» **Task details**: Go through the material below and copy all lines with "this".

Collection entries
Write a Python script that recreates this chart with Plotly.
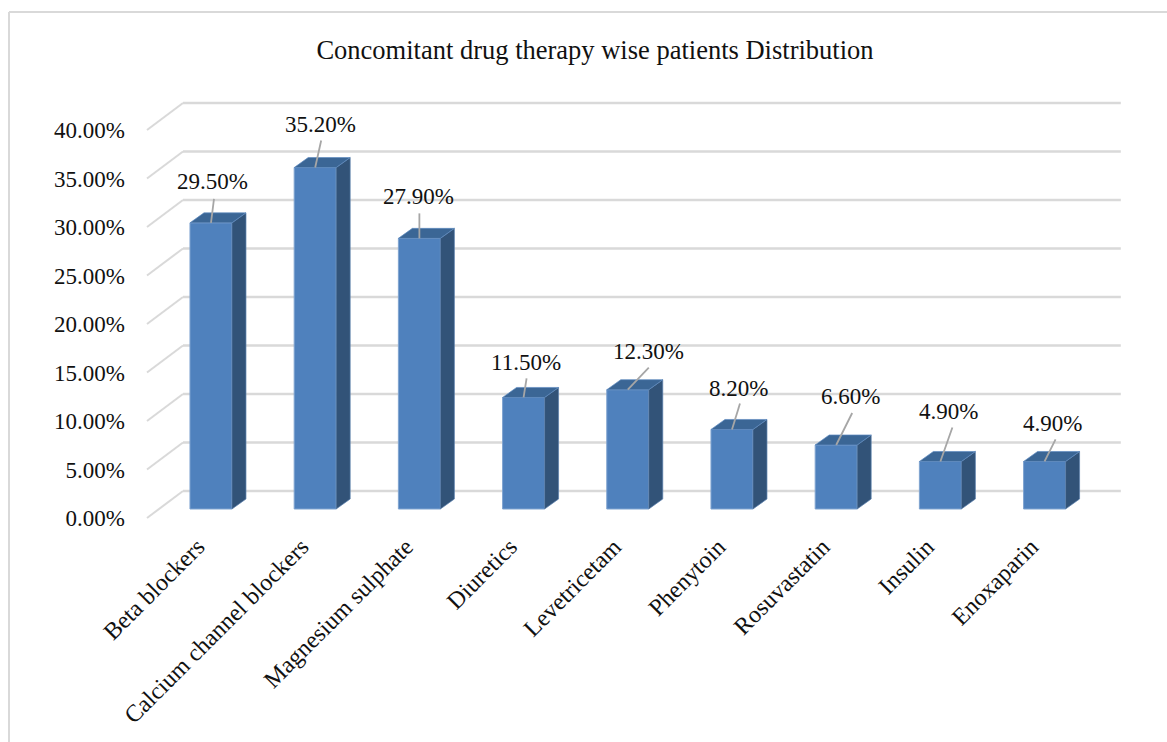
import plotly.graph_objects as go

categories = ["Beta blockers", "Calcium channel blockers", "Magnesium sulphate", "Diuretics",
              "Levetricetam", "Phenytoin", "Rosuvastatin", "Insulin", "Enoxaparin"]
values = [29.5, 35.2, 27.9, 11.5, 12.3, 8.2, 6.6, 4.9, 4.9]
value_labels = ["29.50%", "35.20%", "27.90%", "11.50%", "12.30%", "8.20%", "6.60%", "4.90%", "4.90%"]
y_ticks = [0, 5, 10, 15, 20, 25, 30, 35, 40]
y_tick_labels = ["0.00%", "5.00%", "10.00%", "15.00%", "20.00%", "25.00%", "30.00%", "35.00%", "40.00%"]
title = "Concomitant drug therapy wise patients Distribution"

# pixel offsets of each data label, and of its leader line's end, from the top of its bar
label_dx = [2, 5, -1, 2.5, 21, 7, 14, 8, 8]
label_dy = [-41, -43, -42, -35, -38, -41, -48, -50, -38]
leader_dx = [3, 6, 0, 3, 21, 8, 16, 12, 11]
leader_dy = [-24, -27, -25, -19, -22, -26, -32, -34, -22]

W, H = 1167, 742
L, R, T, B = 126, 1130, 95, 525
X0_PX, Y0_PX = 147, 518          # front-left floor corner
PX_PER_CAT, PX_PER_PCT = 104.2, 9.7
FONT = "Liberation Serif"
GRID = "#D9D9D9"

# depth of the chart box and of the bars, in axis units
wall_dx, wall_dy = 36 / PX_PER_CAT, 27 / PX_PER_PCT
bar_dx, bar_dy = 14 / PX_PER_CAT, 10 / PX_PER_PCT
bar_shift_x, bar_shift_y = 0.614, 9 / PX_PER_PCT
bar_w = 42 / PX_PER_CAT
n = len(categories)

fig = go.Figure()
centers = [i + bar_shift_x for i in range(n)]
fig.add_trace(go.Bar(x=centers, y=values, base=[bar_shift_y] * n, width=bar_w,
                     marker=dict(color="#4F81BD", line=dict(color="#7FA3D0", width=1)),
                     hoverinfo="skip", showlegend=False))

for c, v in zip(centers, values):
    xl, xr, yb, yt = c - bar_w / 2, c + bar_w / 2, bar_shift_y, bar_shift_y + v
    fig.add_trace(go.Scatter(x=[xr, xr + bar_dx, xr + bar_dx, xr, xr],
                             y=[yb, yb + bar_dy, yt + bar_dy, yt, yb],
                             fill="toself", fillcolor="#325378", mode="lines",
                             line=dict(color="#5A7FAE", width=0.7), hoverinfo="skip", showlegend=False))
    fig.add_trace(go.Scatter(x=[xl, xl + bar_dx, xr + bar_dx, xr, xl],
                             y=[yt, yt + bar_dy, yt + bar_dy, yt, yt],
                             fill="toself", fillcolor="#3B6695", mode="lines",
                             line=dict(color="#5F8BC0", width=0.7), hoverinfo="skip", showlegend=False))

# leader lines from each bar top towards its label
lead_x, lead_y = [], []
for c, v, dx, dy in zip(centers, values, leader_dx, leader_dy):
    lead_x += [c, c + dx / PX_PER_CAT, None]
    lead_y += [v + bar_shift_y, v + bar_shift_y - dy / PX_PER_PCT, None]
fig.add_trace(go.Scatter(x=lead_x, y=lead_y, mode="lines", line=dict(color="#A6A6A6", width=1.8),
                         hoverinfo="skip", showlegend=False))

shapes = []
for t in y_ticks:
    shapes.append(dict(type="line", xref="x", yref="y", layer="below", x0=0, y0=t,
                       x1=wall_dx, y1=t + wall_dy, line=dict(color=GRID, width=2)))
    shapes.append(dict(type="line", xref="x", yref="y", layer="below", x0=wall_dx, y0=t + wall_dy,
                       x1=wall_dx + n, y1=t + wall_dy, line=dict(color=GRID, width=2.5)))

def paper_x(px): return (px - L) / (R - L)
def paper_y(px): return (B - px) / (B - T)

for x0, y0, x1, y1 in [(9, 12, 9, H), (9, 12, W, 12)]:
    shapes.append(dict(type="line", xref="paper", yref="paper", x0=paper_x(x0), y0=paper_y(y0),
                       x1=paper_x(x1), y1=paper_y(y1), line=dict(color=GRID, width=2)))

annotations = []
for c, v, txt, dx, dy in zip(centers, values, value_labels, label_dx, label_dy):
    annotations.append(dict(x=c, y=v + bar_shift_y, text=txt, showarrow=False,
                            xanchor="center", yanchor="middle", xshift=dx, yshift=-dy,
                            font=dict(family=FONT, size=23, color="#111111")))

fig.update_layout(
    width=W, height=H, autosize=False,
    margin=dict(l=L, r=W - R, t=T, b=H - B, pad=0),
    paper_bgcolor="white", plot_bgcolor="rgba(0,0,0,0)",
    font=dict(family=FONT, color="#111111"),
    title=dict(text=title, x=595 / W, xanchor="center", xref="container", y=1 - 50 / H, yanchor="middle",
               font=dict(family=FONT, size=26.5, color="#111111")),
    shapes=shapes, annotations=annotations, showlegend=False,
    xaxis=dict(range=[(L - X0_PX) / PX_PER_CAT, (R - X0_PX) / PX_PER_CAT],
               tickmode="array", tickvals=[i + 0.485 for i in range(n)], ticktext=categories,
               tickangle=-45, tickfont=dict(family=FONT, size=24, color="#111111"),
               ticklabelstandoff=2,
               showgrid=False, zeroline=False, showline=False, ticks=""),
    yaxis=dict(range=[(Y0_PX - B) / PX_PER_PCT, (Y0_PX - T) / PX_PER_PCT],
               tickmode="array", tickvals=y_ticks, ticktext=y_tick_labels,
               tickfont=dict(family=FONT, size=23, color="#111111"),
               showgrid=False, zeroline=False, showline=False, ticks=""),
)
fig.write_html("out.html", config={"displayModeBar": False},
               post_script="document.body.style.margin='0';document.documentElement.style.overflow='hidden';")
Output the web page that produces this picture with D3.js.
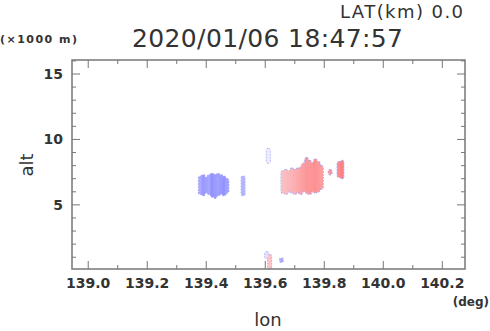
<!DOCTYPE html>
<html>
<head>
  <meta charset="UTF-8" />
  <title>Echo cross-section</title>
  <script src="https://d3js.org/d3.v7.min.js"></script>
  <style>
    body { margin: 0; background: #fff; }
    text { font-family: "DejaVu Sans", sans-serif; fill: #333; }
    .tick-label { font-weight: bold; font-size: 14px; }
    .frame { fill: none; stroke: #777; stroke-width: 1.5px; }
    .tick { stroke: #777; stroke-width: 1px; }
  </style>
</head>
<body>
  <svg id="chart" width="490" height="331"></svg>
  <script>
    // axis ticks
    const lonTicks = [139.0, 139.2, 139.4, 139.6, 139.8, 140.0, 140.2];
    const altTicks = [5, 10, 15];

    // echo columns: lon centre, bottom alt, top alt, value (-1 blue ... +1 red)
    const cellLon = [
      139.38, 139.39, 139.40, 139.41, 139.42, 139.43, 139.44, 139.45, 139.46, 139.47,
      139.525,
      139.66, 139.67, 139.68, 139.69, 139.70, 139.71, 139.72, 139.73, 139.74, 139.75,
      139.76, 139.77, 139.78, 139.79,
      139.82, 139.85, 139.86,
      139.61, 139.605, 139.615, 139.655
    ];
    const cellBottom = [
      5.8, 5.7, 5.9, 5.8, 5.6, 5.5, 5.7, 5.8, 5.7, 5.9,
      5.7,
      5.9, 5.8, 6.0, 5.9, 5.8, 5.9, 5.8, 6.0, 5.9, 5.8,
      6.0, 5.9, 6.0, 6.2,
      7.3, 7.1, 7.0,
      8.2, 0.9, 0.1, 0.6
    ];
    const cellTop = [
      7.2, 7.3, 7.1, 7.3, 7.4, 7.3, 7.4, 7.3, 7.2, 7.0,
      7.2,
      7.6, 7.7, 7.6, 7.8, 7.7, 7.8, 7.9, 8.2, 8.6, 8.4,
      8.2, 8.5, 8.3, 8.0,
      7.7, 8.3, 8.4,
      9.3, 1.4, 1.2, 0.95
    ];
    const cellValue = [
      -0.6, -0.75, -0.7, -0.65, -0.8, -0.75, -0.7, -0.75, -0.8, -0.7,
      -0.55,
      0.38, 0.4, 0.42, 0.45, 0.48, 0.52, 0.56, 0.6, 0.64, 0.64,
      0.66, 0.68, 0.64, 0.6,
      0.65, 0.72, 0.78,
      -0.1, -0.2, 0.35, -0.6
    ];

    const cells = cellLon.map((lon, i) => ({
      lon, bottom: cellBottom[i], top: cellTop[i], value: cellValue[i]
    }));

    const margin = { left: 72, right: 25, top: 60, bottom: 62 };
    const width = 490, height = 331;
    const svg = d3.select("#chart");

    const x = d3.scaleLinear().domain([138.945, 140.277]).range([margin.left, width - margin.right]);
    const y = d3.scaleLinear().domain([0.1, 16.07]).range([height - margin.bottom, margin.top]);
    const color = d3.scaleLinear().domain([-1, 0, 1]).range(["#7a7aff", "#f8f8ff", "#ff6060"]);

    const colW = x(139.012) - x(139.0);

    // outline pass (dotted bluish edge), then fills on top
    svg.append("g").selectAll("rect")
      .data(cells)
      .join("rect")
      .attr("x", d => x(d.lon) - colW / 2)
      .attr("y", d => y(d.top))
      .attr("width", colW)
      .attr("height", d => y(d.bottom) - y(d.top))
      .attr("rx", colW / 2)
      .attr("fill", "none")
      .attr("stroke", "#8c8cf0")
      .attr("stroke-opacity", 0.75)
      .attr("stroke-width", 1.3)
      .attr("stroke-dasharray", "2 1");

    svg.append("g").selectAll("rect")
      .data(cells)
      .join("rect")
      .attr("x", d => x(d.lon) - colW / 2)
      .attr("y", d => y(d.top))
      .attr("width", colW)
      .attr("height", d => y(d.bottom) - y(d.top))
      .attr("rx", colW / 2)
      .attr("fill", d => color(d.value));

    // frame
    const x0 = margin.left, x1 = width - margin.right;
    const y0 = margin.top, y1 = height - margin.bottom;
    svg.append("rect").attr("class", "frame")
      .attr("x", x0).attr("y", y0).attr("width", x1 - x0).attr("height", y1 - y0);

    // inward ticks on all four sides
    const lonMinor = d3.range(139.0, 140.25, 0.1);
    const altMinor = d3.range(1, 17, 1);
    const tg = svg.append("g");
    lonMinor.forEach(v => {
      const major = lonTicks.some(t => Math.abs(t - v) < 1e-6);
      const len = major ? 8 : 4;
      tg.append("line").attr("class", "tick").attr("x1", x(v)).attr("x2", x(v)).attr("y1", y0).attr("y2", y0 + len);
      tg.append("line").attr("class", "tick").attr("x1", x(v)).attr("x2", x(v)).attr("y1", y1).attr("y2", y1 - len);
    });
    altMinor.forEach(v => {
      if (y(v) < y0) return;
      const major = altTicks.includes(v);
      const len = major ? 8 : 4;
      tg.append("line").attr("class", "tick").attr("y1", y(v)).attr("y2", y(v)).attr("x1", x0).attr("x2", x0 + len);
      tg.append("line").attr("class", "tick").attr("y1", y(v)).attr("y2", y(v)).attr("x1", x1).attr("x2", x1 - len);
    });

    // tick labels
    svg.append("g").selectAll("text")
      .data(lonTicks)
      .join("text")
      .attr("class", "tick-label")
      .attr("x", d => x(d))
      .attr("y", 288)
      .attr("text-anchor", "middle")
      .text(d => d.toFixed(1));

    svg.append("g").selectAll("text")
      .data(altTicks)
      .join("text")
      .attr("class", "tick-label")
      .attr("x", 63)
      .attr("y", d => y(d) + 5)
      .attr("text-anchor", "end")
      .text(d => d);

    // titles and units
    svg.append("text").attr("x", 463).attr("y", 18).attr("text-anchor", "end")
      .attr("font-size", 18).attr("textLength", 123).text("LAT(km) 0.0");
    svg.append("text").attr("x", 132).attr("y", 47)
      .attr("font-size", 25).attr("textLength", 271).text("2020/01/06 18:47:57");
    svg.append("text").attr("x", 0).attr("y", 43)
      .attr("font-size", 11).attr("font-weight", "bold").attr("textLength", 77).text("(×1000 m)");
    svg.append("text").attr("x", 489).attr("y", 306).attr("text-anchor", "end")
      .attr("font-size", 12).attr("font-weight", "bold").text("(deg)");
    svg.append("text").attr("x", 268).attr("y", 326).attr("text-anchor", "middle")
      .attr("font-size", 18).text("lon");
    svg.append("text").attr("transform", "translate(33,165) rotate(-90)").attr("text-anchor", "middle")
      .attr("font-size", 18).text("alt");
  </script>
</body>
</html>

» **Result below**:
Write a Python script that recreates this chart with Plotly.
Output the web page that produces this picture with D3.js.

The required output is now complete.